The Uber of Car Rentals
Ammar Akhtar didn't set out to build a car rental company. He set out to solve a problem he experienced firsthand: renting a car in emerging markets was a nightmare. Fragmented suppliers, inconsistent quality, no transparency on pricing, and zero trust between renters and providers. Traditional car rental companies like Hertz and Avis had no interest in these markets — too chaotic, too risky, too small.
So Ammar built Final Rentals — a digital platform that connects local car rental shops under one unified brand, with standardized quality, transparent pricing, and a seamless booking experience. Think of it as the "Uber of car rentals," except Final Rentals doesn't own a single car.
"Everyone told me the car rental industry was dead. 'Uber killed it,' they said. But what they didn't realize is that in 90% of the world, ride-hailing doesn't work for multi-day rentals. A tourist in Bali, a business traveler in Lagos, a family on vacation in Turkey — they all need a car for days or weeks, not minutes."
The Digital Franchise: A New Business Model
What makes Final Rentals fascinating isn't just the product — it's the business model. Instead of building a traditional franchise (with heavy upfront costs, real estate, and inventory), Ammar created what he calls a "digital franchise." Local car rental operators keep their cars, their staff, and their local knowledge. Final Rentals provides the technology, the brand, the booking platform, and the customers.
"Traditional franchises require $500K to $1M upfront," Ammar explains. "We ask our partners for almost nothing. We give them a technology platform, access to international customers, and training on service standards. They give us a percentage of each booking. Everyone wins."
This asset-light model is what allowed Final Rentals to scale to 60 countries in three years without the capital requirements that would typically be needed for that kind of expansion.
From Karachi to Dubai to the World
Ammar's journey started in Karachi, Pakistan — not exactly the startup capital of the world. But he turned that into an advantage. Operating costs were low, talent was affordable, and the problems he was solving were universal.
He moved the business headquarters to Dubai — a strategic hub between Asia, Africa, and Europe — where he could access customers from all three continents. "Dubai is the crossroads of the world," he says. "Every traveler coming through needs a car.

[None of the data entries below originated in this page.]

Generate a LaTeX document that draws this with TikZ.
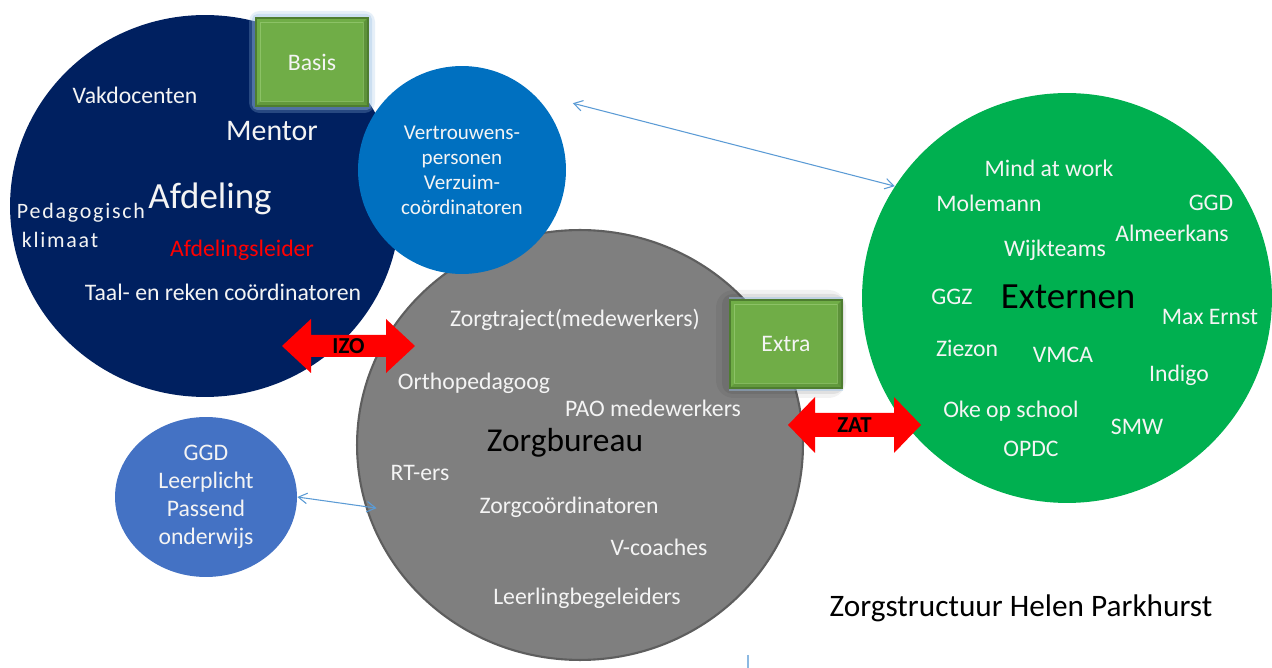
\documentclass[tikz,border=0pt]{standalone}
\usepackage{fontspec}
\setmainfont{Carlito}
\usetikzlibrary{shapes.geometric,arrows.meta,calc}
\definecolor{navy}{HTML}{002060}
\definecolor{vblue}{HTML}{0070C0}
\definecolor{zgray}{HTML}{7F7F7F}
\definecolor{zedge}{HTML}{5E5E5E}
\definecolor{egreen}{HTML}{00B050}
\definecolor{sblue}{HTML}{4472C4}
\definecolor{boxgreen}{HTML}{70AD47}
\definecolor{boxdark}{HTML}{4E7D30}
\definecolor{boxlight}{HTML}{8CC266}
\definecolor{glowblue}{HTML}{9DC3E6}
\definecolor{arrowred}{HTML}{FF0000}
\definecolor{connblue}{HTML}{5B9BD5}
\definecolor{offwhite}{HTML}{F4F4F4}
\begin{document}
\begin{tikzpicture}[x=0.02cm,y=-0.02cm,
  bubble/.style={inner sep=0pt,draw=none},
  wt/.style={text=offwhite,font=\fontsize{13.5}{16}\selectfont,inner sep=0pt},
  vt/.style={text=offwhite,font=\fontsize{12}{14.2}\selectfont,align=center,inner sep=0pt},
  bigblack/.style={text=black,font=\fontsize{21}{25}\selectfont,inner sep=0pt},
  greenbox/.style={fill=boxgreen,draw=boxdark,line width=0.8pt,minimum width=2.24cm,minimum height=1.76cm,inner sep=0pt,text=offwhite,font=\fontsize{13.5}{16}\selectfont},
  arrowlabel/.style={text=black,font=\bfseries\fontsize{13}{16}\selectfont,inner sep=0pt},
  conn/.style={draw=connblue,line width=0.6pt,{Straight Barb[length=5pt,width=6pt]}-{Straight Barb[length=5pt,width=6pt]}}
]
\useasboundingbox (0,0) rectangle (1272,668);
\fill[white] (0,0) rectangle (1272,668);

% big circles
\node[bubble,ellipse,fill=navy,minimum width=7.8cm,minimum height=7.64cm] (afd) at (205,206) {};

% Basis box glow and box
\fill[glowblue,opacity=0.25,rounded corners=6] (249,11) rectangle (375,113);
\fill[glowblue,opacity=0.35,rounded corners=3] (252,14) rectangle (372,110);
\node[greenbox] (basis) at (312,62) {};
\draw[boxlight,line width=0.6pt] ($(basis.north west)+(5,5)$) rectangle ($(basis.south east)+(-5,-5)$);
\fill[boxdark,opacity=0.55] (basis.north east) -- (basis.south east) -- ($(basis.south east)+(-5,-5)$) -- ($(basis.north east)+(-5,5)$) -- cycle;
\fill[boxdark,opacity=0.4] (basis.south west) -- (basis.south east) -- ($(basis.south east)+(-5,-5)$) -- ($(basis.south west)+(5,-5)$) -- cycle;
\node[text=offwhite,font=\fontsize{13.5}{16}\selectfont,inner sep=0pt] (basist) at (basis) {Basis};

\node[bubble,ellipse,fill=zgray,draw=zedge,line width=1.2pt,minimum width=8.92cm,minimum height=8.6cm] (zorg) at (580,445) {};
\node[bubble,circle,fill=vblue,minimum size=4.16cm,vt] (vert) at (462,170) {Vertrouwens-\\personen\\Verzuim-\\coördinatoren};
\node[bubble,ellipse,fill=sblue,minimum width=3.64cm,minimum height=3.2cm,text=offwhite,font=\fontsize{13.5}{16}\selectfont,align=center] (ggd) at (206,497) {GGD\\Leerplicht\\Passend\\onderwijs};
\node[bubble,circle,fill=egreen,minimum size=8.2cm] (ext) at (1067,298) {};

% Extra box with soft shadow
\fill[black,opacity=0.05,rounded corners=10] (716,290) rectangle (846,398);
\fill[black,opacity=0.07,rounded corners=6] (722,294) rectangle (844,394);
\fill[glowblue,opacity=0.45] (729,297) rectangle (843,391);
\node[greenbox] (extra) at (786,344) {};
\draw[boxlight,line width=0.6pt] ($(extra.north west)+(5,5)$) rectangle ($(extra.south east)+(-5,-5)$);
\fill[boxdark,opacity=0.55] (extra.north east) -- (extra.south east) -- ($(extra.south east)+(-5,-5)$) -- ($(extra.north east)+(-5,5)$) -- cycle;
\fill[boxdark,opacity=0.4] (extra.south west) -- (extra.south east) -- ($(extra.south east)+(-5,-5)$) -- ($(extra.south west)+(5,-5)$) -- cycle;
\node[text=offwhite,font=\fontsize{13.5}{16}\selectfont,inner sep=0pt] (extrat) at (extra) {Extra};

% red double arrows
\fill[arrowred] (282,346) -- (311,319) -- (311,335) -- (386,335) -- (386,319) -- (415,346) -- (386,373) -- (386,357) -- (311,357) -- (311,373) -- cycle;
\node[arrowlabel] (izo) at (348.5,346) {IZO};
\fill[arrowred] (788,425) -- (815,397) -- (815,413) -- (894,413) -- (894,397) -- (921,425) -- (894,453) -- (894,437) -- (815,437) -- (815,453) -- cycle;
\node[arrowlabel] (zat) at (854.5,425) {ZAT};

% connectors
\coordinate (vtip) at ($(vert.north east)+(37,7)$);
\draw[conn] (vtip) -- (ext.147);
\draw[conn,shorten >=-6.5pt] (ggd.east) -- (zorg.196);

% Afdeling texts
\node[wt] (vak) at (135,95) {Vakdocenten};
\node[wt,font=\fontsize{17}{20}\selectfont] (mentor) at (272,131) {Mentor};
\node[wt,font=\fontsize{12.5}{15}\selectfont\addfontfeatures{LetterSpace=8}] (ped) at (81,213) {Pedagogisch};
\node[wt,font=\fontsize{12.5}{15}\selectfont\addfontfeatures{LetterSpace=8}] (klim) at (60,240) {klimaat};
\node[wt,font=\fontsize{21}{25}\selectfont] (afdt) at (210,199) {Afdeling};
\node[wt,text=arrowred] (al) at (242,250) {Afdelingsleider};
\node[wt] (taal) at (223,292) {Taal- en reken coördinatoren};

% Zorgbureau texts
\node[wt] (zt) at (575,320) {Zorgtraject(medewerkers)};
\node[wt] (ortho) at (474,383) {Orthopedagoog};
\node[wt] (pao) at (653,408) {PAO medewerkers};
\node[bigblack,font=\fontsize{19}{23}\selectfont] (zb) at (565,443) {Zorgbureau};
\node[wt] (rt) at (420,473) {RT-ers};
\node[wt] (zc) at (569,507) {Zorgcoördinatoren};
\node[wt] (vc) at (659,547) {V-coaches};
\node[wt] (lb) at (587,598) {Leerlingbegeleiders};

% Externen texts
\node[wt] (e1) at (1049,168) {Mind at work};
\node[wt] (e2) at (989,203) {Molemann};
\node[wt] (e3) at (1211,203) {GGD};
\node[wt] (e4) at (1172,233) {Almeerkans};
\node[wt] (e5) at (1055,250) {Wijkteams};
\node[wt] (e6) at (952,297) {GGZ};
\node[bigblack] (extt) at (1068,297) {Externen};
\node[wt] (e7) at (1210,317) {Max Ernst};
\node[wt] (e8) at (967,348) {Ziezon};
\node[wt] (e9) at (1063,355) {VMCA};
\node[wt] (e10) at (1179,375) {Indigo};
\node[wt] (e11) at (1011,411) {Oke op school};
\node[wt] (e12) at (1137,427) {SMW};
\node[wt] (e13) at (1031,449) {OPDC};

% title
\node[text=black,font=\fontsize{17.8}{21}\selectfont,inner sep=0pt] (title) at (1021,608) {Zorgstructuur Helen Parkhurst};

% stray mark
\draw[connblue!70,line width=0.8pt] (748,655) -- (748,668);
\end{tikzpicture}
\end{document}
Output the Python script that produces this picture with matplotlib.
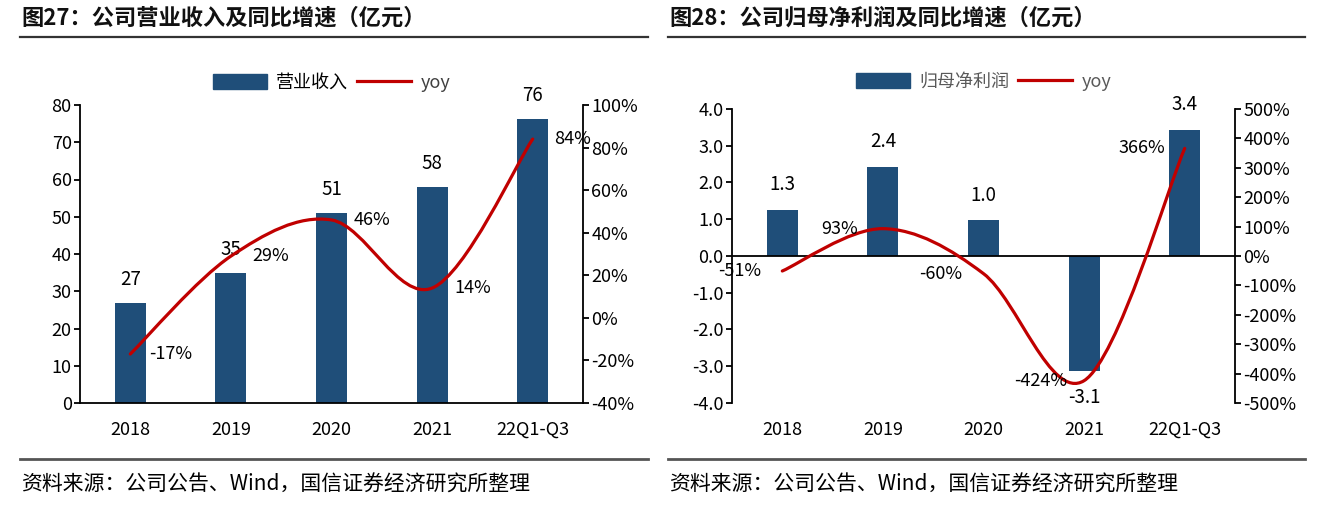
import numpy as np
import matplotlib.pyplot as plt
from matplotlib.path import Path
from matplotlib.patches import PathPatch, Patch
from matplotlib.lines import Line2D

plt.rcParams['font.family'] = ['Liberation Sans Narrow', 'Noto Sans CJK SC', 'DejaVu Sans']

# data
cats = ['2018', '2019', '2020', '2021', '22Q1-Q3']
revenue = [26.8, 34.9, 51.0, 58.0, 76.2]
revenue_yoy = [-17, 29, 46, 14, 84]
profit = [1.26, 2.43, 0.97, -3.13, 3.44]
profit_yoy = [-51, 93, -60, -424, 366]

rev_ticks = [0, 10, 20, 30, 40, 50, 60, 70, 80]
rev_yoy_ticks = [-40, -20, 0, 20, 40, 60, 80, 100]
prof_ticks = [-4, -3, -2, -1, 0, 1, 2, 3, 4]
prof_yoy_ticks = [-500, -400, -300, -200, -100, 0, 100, 200, 300, 400, 500]

BAR = '#1f4e79'
RED = '#c00000'
W, H = 1329, 517
CJK = ['Noto Sans CJK SC', 'DejaVu Sans']


def smooth_path(x, y):
    # excel-like smoothed line (catmull-rom as bezier segments)
    pts = np.column_stack([x, y]).astype(float)
    n = len(pts)
    verts = [pts[0]]
    codes = [Path.MOVETO]
    for i in range(n - 1):
        p0 = pts[i - 1] if i > 0 else pts[i]
        p1 = pts[i]
        p2 = pts[i + 1]
        p3 = pts[i + 2] if i + 2 < n else pts[i + 1]
        verts += [p1 + (p2 - p0) / 6, p2 - (p3 - p1) / 6, p2]
        codes += [Path.CURVE4] * 3
    return Path(verts, codes)


def fx(px):
    return px / W


def fy(py):
    return 1 - py / H


fig = plt.figure(figsize=(W / 100, H / 100), dpi=100)

# frame: titles, rules, sources
for x0, x1, title in [(20, 648, '图27：公司营业收入及同比增速（亿元）'),
                      (668, 1305, '图28：公司归母净利润及同比增速（亿元）')]:
    fig.text(fx(x0 + 1), fy(18), title, fontsize=16, va='center', ha='left',
             family=CJK, weight='bold', color='#111111')
    fig.add_artist(Line2D([fx(x0), fx(x1)], [fy(37), fy(37)], color='#333333', lw=1.6))
    fig.add_artist(Line2D([fx(x0), fx(x1)], [fy(459), fy(459)], color='#555555', lw=2))
    fig.text(fx(x0 + 1), fy(485), '资料来源：公司公告、Wind，国信证券经济研究所整理',
             fontsize=15, va='center', ha='left', family=CJK, color='black')

x = np.arange(len(cats))

# ---------- left: revenue ----------
ax = fig.add_axes([fx(80), fy(403), fx(503), 298 / H])
ax.bar(x, revenue, width=0.31, color=BAR, zorder=2)
ax.set_xlim(-0.5, 4.5)
ax.set_ylim(0, 80)
ax.set_yticks(rev_ticks)
ax.set_xticks(x)
ax.set_xticklabels(cats)
for v, xi in zip(revenue, x):
    ax.annotate(f'{v:.0f}', (xi, v), xytext=(0, 17), textcoords='offset points',
                ha='center', va='center', fontsize=13.5)
ax2 = ax.twinx()
ax2.set_ylim(-40, 100)
ax2.set_yticks(rev_yoy_ticks)
ax2.set_yticklabels([f'{t}%' for t in rev_yoy_ticks])
ax2.add_patch(PathPatch(smooth_path(x, revenue_yoy), fill=False, edgecolor=RED, lw=2.3,
                        capstyle='round', zorder=3))
for v, xi in zip(revenue_yoy, x):
    ax2.annotate(f'{v}%', (xi, v), xytext=(29, 0), textcoords='offset points',
                 ha='center', va='center', fontsize=13)
for a in (ax, ax2):
    a.spines['top'].set_visible(False)
    a.spines['left'].set_visible(a is ax)
    a.spines['right'].set_visible(a is ax2)
    for s in a.spines.values():
        s.set_linewidth(1.3)
        s.set_color('black')
    a.tick_params(axis='y', length=4, width=1.3, labelsize=13, pad=2)
    a.tick_params(axis='x', length=0, labelsize=13, pad=13)
ax2.spines['bottom'].set_visible(False)

handles = [Patch(color=BAR), Line2D([], [], color=RED, lw=2.3)]
leg = ax.legend(handles, ['营业收入', 'yoy'], loc='center', bbox_to_anchor=(0.5, 1.074),
                ncol=2, frameon=False, handlelength=3.0, handleheight=0.9,
                handletextpad=0.5, columnspacing=0.5, fontsize=13)
for t, c in zip(leg.get_texts(), ['black', '#404040']):
    t.set_color(c)
    t.set_family(CJK)

# ---------- right: net profit ----------
bx = fig.add_axes([fx(732), fy(403), fx(503), 294 / H])
bx.bar(x, profit, width=0.31, color=BAR, zorder=2)
bx.axhline(0, color='black', lw=1.3, zorder=3)
bx.set_xlim(-0.5, 4.5)
bx.set_ylim(-4, 4)
bx.set_yticks(prof_ticks)
bx.set_yticklabels([f'{t:.1f}' for t in prof_ticks])
bx.set_xticks(x)
bx.set_xticklabels(cats)
for v, xi in zip(profit, x):
    off = 18 if v >= 0 else -19
    bx.annotate(f'{v:.1f}', (xi, v), xytext=(0, off), textcoords='offset points',
                ha='center', va='center', fontsize=13.5)
bx2 = bx.twinx()
bx2.set_ylim(-500, 500)
bx2.set_yticks(prof_yoy_ticks)
bx2.set_yticklabels([f'{t}%' for t in prof_yoy_ticks])
bx2.add_patch(PathPatch(smooth_path(x, profit_yoy), fill=False, edgecolor=RED, lw=2.3,
                        capstyle='round', zorder=3))
for v, xi in zip(profit_yoy, x):
    bx2.annotate(f'{v}%', (xi, v), xytext=(-31, 0), textcoords='offset points',
                 ha='center', va='center', fontsize=13)
for a in (bx, bx2):
    a.spines['top'].set_visible(False)
    a.spines['bottom'].set_visible(False)
    a.spines['left'].set_visible(a is bx)
    a.spines['right'].set_visible(a is bx2)
    for s in a.spines.values():
        s.set_linewidth(1.3)
        s.set_color('black')
    a.tick_params(axis='y', length=4, width=1.3, labelsize=13, pad=2)
    a.tick_params(axis='x', length=0, labelsize=13, pad=13)

leg = bx.legend(handles, ['归母净利润', 'yoy'], loc='center', bbox_to_anchor=(0.5, 1.092),
                ncol=2, frameon=False, handlelength=3.0, handleheight=0.9,
                handletextpad=0.5, columnspacing=0.5, fontsize=13)
for t in leg.get_texts():
    t.set_color('#595959')
    t.set_family(CJK)

fig.savefig('out.png', dpi=100)
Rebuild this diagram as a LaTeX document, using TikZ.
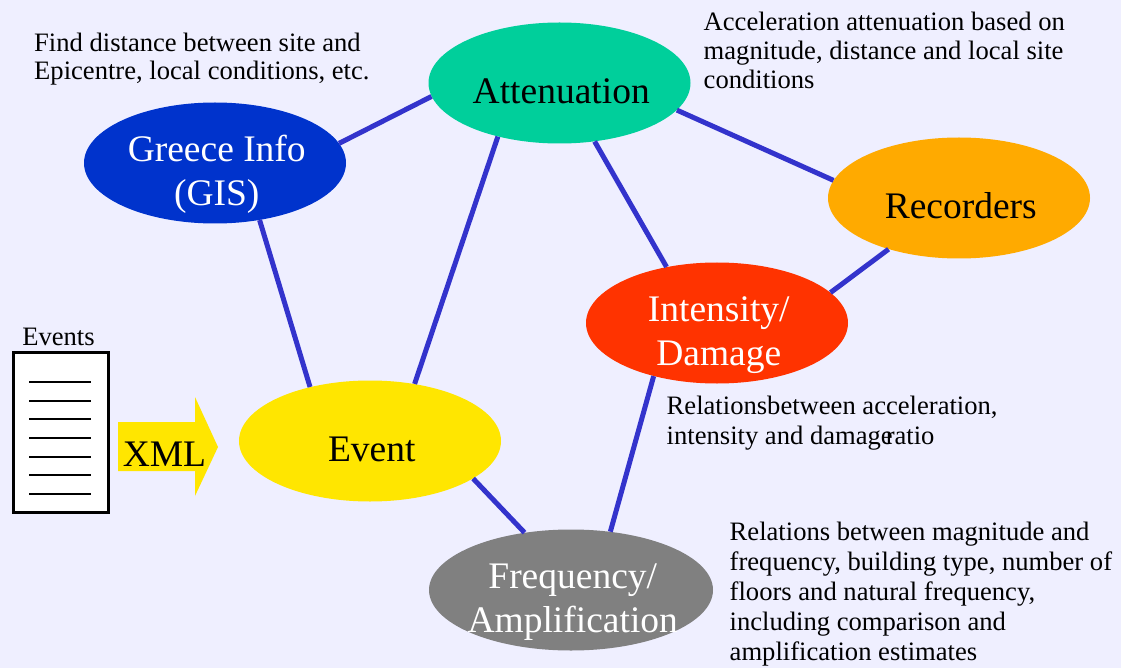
\documentclass[tikz,border=0pt]{standalone}
\usepackage{fontspec}
\usetikzlibrary{shapes.geometric}
\setmainfont{Liberation Serif}
\definecolor{pagebg}{HTML}{EFEFFF}
\definecolor{linkblue}{HTML}{3333CC}
\definecolor{attncol}{HTML}{00CF9B}
\definecolor{gridcol}{HTML}{0033CC}
\definecolor{reccol}{HTML}{FFAA00}
\definecolor{intcol}{HTML}{FF3300}
\definecolor{evtcol}{HTML}{FFE600}
\definecolor{freqcol}{HTML}{808080}
\newcommand{\blobtext}[1]{\makebox[0pt][c]{\hspace*{3.5pt}\raisebox{-18pt}[0pt][0pt]{\begin{tabular}{@{}c@{}}#1\end{tabular}}}}
\tikzset{
  blob/.style={ellipse, inner sep=0pt, minimum width=262pt, minimum height=121pt,
    font=\fontsize{37.5}{44}\selectfont},
  note/.style={anchor=north west, inner sep=0pt, align=left,
    font=\fontsize{26.6}{30}\selectfont},
  link/.style={draw=linkblue, line width=5pt},
  rule/.style={line width=2.2pt}
}
\begin{document}
\begin{tikzpicture}[x=1pt,y=-1pt]
  \fill [pagebg] (0,0) rectangle (1121,668);
  \useasboundingbox (0,0) rectangle (1121,668);

  \node [blob, fill=attncol]               (attn) at (559.5,83) {\blobtext{Attenuation}};
  \node [blob, fill=gridcol, text=white]   (gis)  at (215,163)  {\blobtext{Greece Info\\(GIS)}};
  \node [blob, fill=reccol]                (rec)  at (959,198)  {\blobtext{Recorders}};
  \node [blob, fill=intcol, text=white]    (int)  at (717,323)  {\blobtext{Intensity/\\Damage}};
  \node [blob, fill=evtcol]                (evt)  at (370,441)  {\blobtext{Event}};
  \node [blob, fill=freqcol, text=white, minimum width=284pt] (freq) at (571,590) {\blobtext{Frequency/\\Amplification}};

  \node [note, font=\fontsize{26.6}{28}\selectfont] (ngis)  at (34,33) {Find distance between site and\\Epicentre, local conditions, etc.};
  \node [note, font=\fontsize{26.6}{29}\selectfont] (nattn) at (703.5,12) {Acceleration attenuation based on\\magnitude, distance and local site\\conditions};
  \node [note] (nint)  at (666.5,396) {Relationsbetween acceleration,\\intensity and damage\kern-7pt ratio};
  \node [note] (nfreq) at (729.5,522) {Relations between magnitude and\\frequency, building type, number of\\floors and natural frequency,\\including comparison and\\amplification estimates};

  \draw [link] (attn.186)   -- (gis.9.5);
  \draw [link] (attn.-13)   -- (rec.172.3);
  \draw [link] (attn.221.5) -- (evt.52.2);
  \draw [link] (attn.-59.3) -- (int.132.3);
  \draw [link] (gis.-52)    -- (evt.138);
  \draw [link] (rec.216)    -- (int.15.7);
  \draw [link] (int.220.4)  -- (freq.56.3);
  \draw [link] (evt.-20.6)  -- (freq.129.5);

  % event list
  \node [draw, fill=white, line width=3pt, minimum width=95pt, minimum height=160pt, inner sep=0pt] (list) at (61,432.5) {};
  \node [font=\fontsize{26.6}{30}\selectfont, inner sep=0pt, anchor=base] (listlab) at (58.5,345) {Events};
  \foreach \y in {382,400.7,419.3,438,456.7,475.3,494}
    \draw [rule] (29,\y) -- (91,\y);

  % arrow into event
  \fill [evtcol] (118,422) -- (195,422) -- (195,397) -- (218,447) -- (195,496) -- (195,471) -- (118,471) -- cycle;
  \node [font=\fontsize{37.5}{44}\selectfont, inner sep=0pt, anchor=base] (xml) at (164.5,466) {XML};
\end{tikzpicture}
\end{document}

And most of them are going to destinations where our partners operate."
The 500x growth in three years wasn't a straight line. Ammar shares the pivots, the failed markets, the partners who didn't work out, and the moments where the entire business model was questioned. But the through-line was always the same: solve the trust problem in fragmented markets.
"500x growth sounds impressive, but it started from a very small number. That's the secret nobody tells you about growth stories — the percentage is meaningless without context. What matters is that we went from one country to sixty, from zero bookings to thousands per day. That's real."
Scaling Without Owning Assets
The genius of the asset-light model is that it turns the traditional scaling problem on its head. Most companies need more capital to serve more customers. Final Rentals needs more partners — and partners bring their own assets.
"Our biggest expense isn't cars or office space," Ammar says. "It's trust. Building trust with partners in 60 countries, each with different business cultures, legal frameworks, and customer expectations. That's the hard part. The technology is actually the easy part."
Key Takeaways for Founders
1. Asset-light models unlock exponential scaling. If you can create value without owning the underlying assets, you can grow faster and with less capital than traditional competitors.
2. Fragmented markets are opportunities. Where big companies see chaos, startups should see greenfield opportunities. Fragmentation means no dominant player — and that's your opening.
3. Start where you are. Karachi isn't Silicon Valley, and that's fine. Your origin doesn't limit your ambition — it just changes your starting strategy.
4. Trust is the ultimate competitive moat. In markets where trust is scarce, the company that can reliably deliver quality and transparency wins — regardless of who owns the assets.